Diluidas las representaciones políticas tras la caída del Muro de Berlín y exacerbadas las posibilidades de producirse a sí mismo a través de los dispositivos tecnológicos, el fútbol –tanto o más que otras manifestaciones deportivas- resulta propicio para relatos con épica. La figura de Modric, rutilante volante del Real Madrid, se vuelve conmovedora merced al trazado que va de las balas al balón de oro. Como reza el proverbio de su terruño, “bez muke nema nauke” (sin sufrimiento, no hay enseñanza).

En su texto, Lukaku se regocija con sus parientes: “ellos ya no tienen que chequear mi documento, ellos ya saben nuestro nombre”.


En consecuencia, no es casual que Romelu Lukaku terminara siendo el centrofoward de la plebe en el Mundial, luego de que su carta a modo de columna periodística para The Players Tribune circulara sin freno por las redes sociales. En esa misiva, el jugador belga descendiente de congoleños que verdugueó a los zagueros brasileños en el estadio Cosmos de Samara recuerda que su madre rebajaba la leche con agua porque el dinero no les alcanzaba, las ratas compartían el hogar de su infancia con su familia y se prometió a sí mismo, a los 6 años, que lograría su debut en primera a los 16.
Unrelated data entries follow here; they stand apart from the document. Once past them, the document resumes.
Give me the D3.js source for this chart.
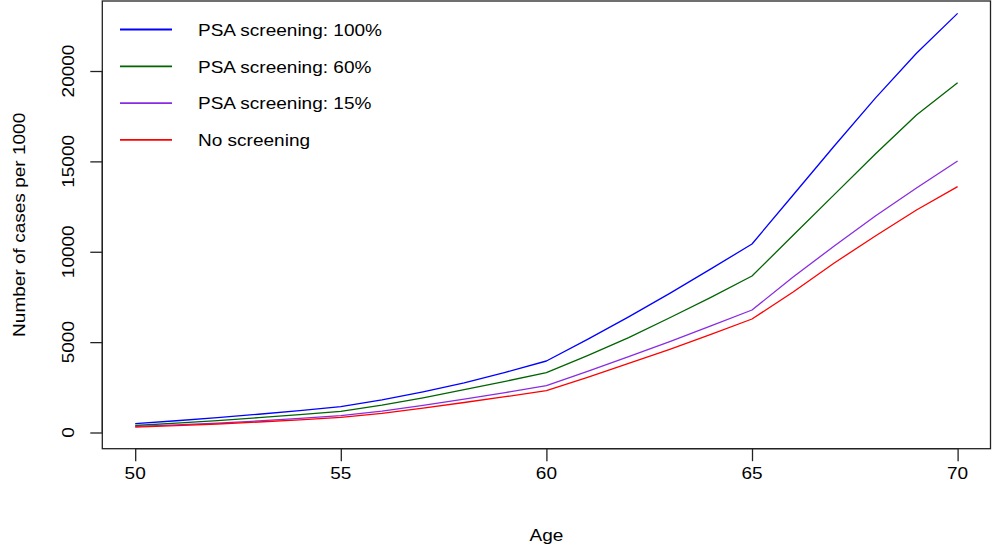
<!DOCTYPE html>
<html>
<head>
<meta charset="utf-8">
<script src="https://cdn.jsdelivr.net/npm/d3@7"></script>
<style>
  body { margin: 0; background: #fff; }
  svg { display: block; font-family: "Liberation Sans", Arial, sans-serif; }
</style>
</head>
<body>
<svg id="chart"></svg>
<script>
const ages = d3.range(50, 71);

const screen100 = [487, 650, 820, 1010, 1210, 1428, 1800, 2250, 2750, 3330, 3956,
  5150, 6400, 7700, 9050, 10429, 13140, 15850, 18500, 20980, 23190];
const screen60 = [387, 520, 660, 820, 990, 1173, 1520, 1920, 2370, 2830, 3309,
  4250, 5250, 6350, 7480, 8659, 10910, 13160, 15410, 17570, 19355];
const screen15 = [340, 420, 520, 640, 780, 930, 1180, 1500, 1850, 2210, 2590,
  3380, 4200, 5030, 5900, 6778, 8600, 10320, 11980, 13530, 15020];
const noScreen = [300, 380, 470, 580, 700, 841, 1060, 1350, 1660, 1980, 2313,
  3050, 3820, 4600, 5430, 6280, 7770, 9380, 10870, 12310, 13600];

const seriesNames = ["PSA screening: 100%", "PSA screening: 60%", "PSA screening: 15%", "No screening"];
const seriesColors = ["#0000ff", "#006400", "#8a2be2", "#ff0000"];
const xTicks = [50, 55, 60, 65, 70];
const yTicks = [0, 5000, 10000, 15000, 20000];

const width = 993, height = 550;
const box = { left: 102.3, right: 990.5, top: 1, bottom: 448.7 };
const fontSize = 17;
const stretch = 1.12; // reference glyphs are a bit wider than Liberation Sans

const svg = d3.select("#chart")
  .attr("width", width)
  .attr("height", height);

// R-style axis ranges (4% padding around the data)
const x = d3.scaleLinear().domain([49.2, 70.8]).range([box.left, box.right]);
const y = d3.scaleLinear().domain([-896, 23873]).range([box.bottom, box.top]);

const series = [screen100, screen60, screen15, noScreen].map((vals, i) => ({
  name: seriesNames[i],
  color: seriesColors[i],
  values: vals.map((v, j) => ({ age: ages[j], v }))
}));

// text helper: place at (tx,ty), optional rotation, widened horizontally
function label(g, tx, ty, str, anchor, rot) {
  return g.append("text")
    .attr("transform", `translate(${tx},${ty})${rot ? ` rotate(${rot})` : ""} scale(${stretch},1)`)
    .attr("text-anchor", anchor)
    .attr("font-size", fontSize)
    .attr("fill", "#000")
    .text(str);
}

const line = d3.line()
  .x(d => x(d.age))
  .y(d => y(d.v));

// lines
svg.append("g")
  .selectAll("path")
  .data(series)
  .join("path")
  .attr("d", d => line(d.values))
  .attr("fill", "none")
  .attr("stroke", d => d.color)
  .attr("stroke-width", 1.3)
  .attr("stroke-linejoin", "round");

// plot frame
svg.append("rect")
  .attr("x", box.left)
  .attr("y", box.top)
  .attr("width", box.right - box.left)
  .attr("height", box.bottom - box.top)
  .attr("fill", "none")
  .attr("stroke", "#222")
  .attr("stroke-width", 1.3);

// x axis
const xAxis = svg.append("g")
  .attr("transform", `translate(0,${box.bottom})`)
  .call(d3.axisBottom(x).tickValues(xTicks).tickSize(12.5).tickFormat(""));
xAxis.select(".domain")
  .attr("d", `M${x(50)},0H${x(70)}`)
  .attr("stroke", "#222").attr("stroke-width", 1.3);
xAxis.selectAll(".tick line").attr("stroke", "#222").attr("stroke-width", 1.3);
xTicks.forEach(t => label(svg, x(t), 479, t, "middle"));

// y axis
const yAxis = svg.append("g")
  .attr("transform", `translate(${box.left},0)`)
  .call(d3.axisLeft(y).tickValues(yTicks).tickSize(12).tickFormat(""));
yAxis.select(".domain")
  .attr("d", `M0,${y(0)}V${y(20000)}`)
  .attr("stroke", "#222").attr("stroke-width", 1.3);
yAxis.selectAll(".tick line").attr("stroke", "#222").attr("stroke-width", 1.3);
yTicks.forEach(t => label(svg, 74, y(t), t, "middle", -90));

// axis titles
label(svg, x(60), 541, "Age", "middle");
label(svg, 25, (box.top + box.bottom) / 2, "Number of cases per 1000", "middle", -90);

// legend
const legend = svg.append("g")
  .selectAll("g")
  .data(series)
  .join("g")
  .attr("transform", (d, i) => `translate(0,${29.5 + i * 36.8})`);

legend.append("line")
  .attr("x1", 120).attr("x2", 172)
  .attr("stroke", d => d.color)
  .attr("stroke-width", 1.8);

legend.each(function(d) {
  label(d3.select(this), 198, 6.2, d.name, "start");
});
</script>
</body>
</html>
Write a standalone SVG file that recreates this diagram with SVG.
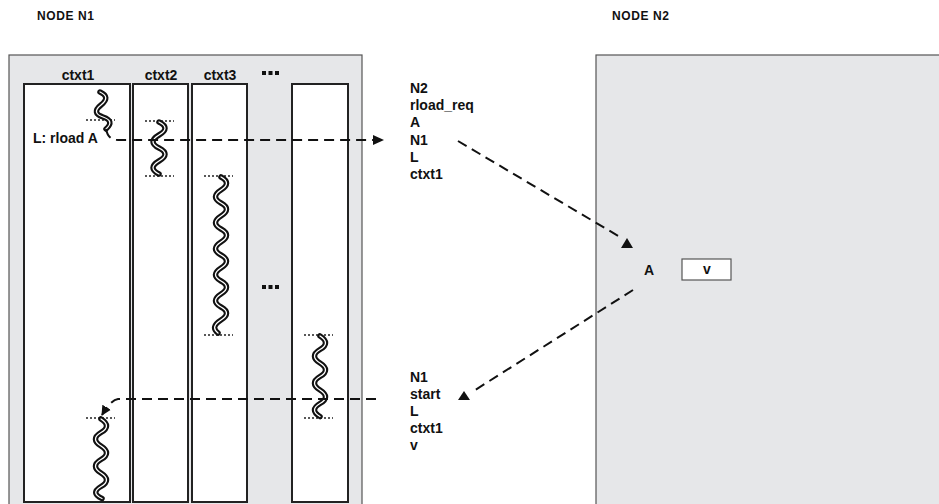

Tenaz como pocos, Lukaku tuvo que enfrentarse más de una vez a los padres de sus rivales cuando militaba con la casaca de los juveniles del Lièrs y, por su portentoso físico, impugnaban su inclusión en cancha pidiendo sus documentos. “Nací en Antwerp: soy belga”, espetaba al paso que chapeaba con su papeleta, en una escena que se repite habitualmente en cualquier canchita de papi fútbol argentina: el racismo opera igual aunque se vista de presunto apego a la regla cuando la duda sobre la edad se basa en la apariencia física de un adolescente.

Aun en el secundario, Romelu firmó contrato con el Anderlecht, tal como se juró a sí mismo, el 13 de mayo de 2009, el día que cumplía 16 años. En su texto, el acreedor de 4 goles en Rusia pero más de 40 en total con la camiseta de los Diablos Rojos se regocija con sus parientes: “ellos ya no tienen que chequear mi documento, ellos ya saben nuestro nombre”.

Que los responsables del merchandaising en el club Manchester United hayan pifiado su apellido al estamparlo en el dorsal de la vestimenta oficial sobre el número 9 no es un detalle menor pero tampoco cambia la historia. “Lakaku”, dicen las prendas, y en Argentina se consiguen por el equivalente a 78 dólares.

En definitiva, la industria mete la cola en un espectáculo donde siempre sangran –y emocionan– los mismos. Los condenados de la tierra acceden a módicas revanchas a través de los que luchan en su nombre sobre el césped.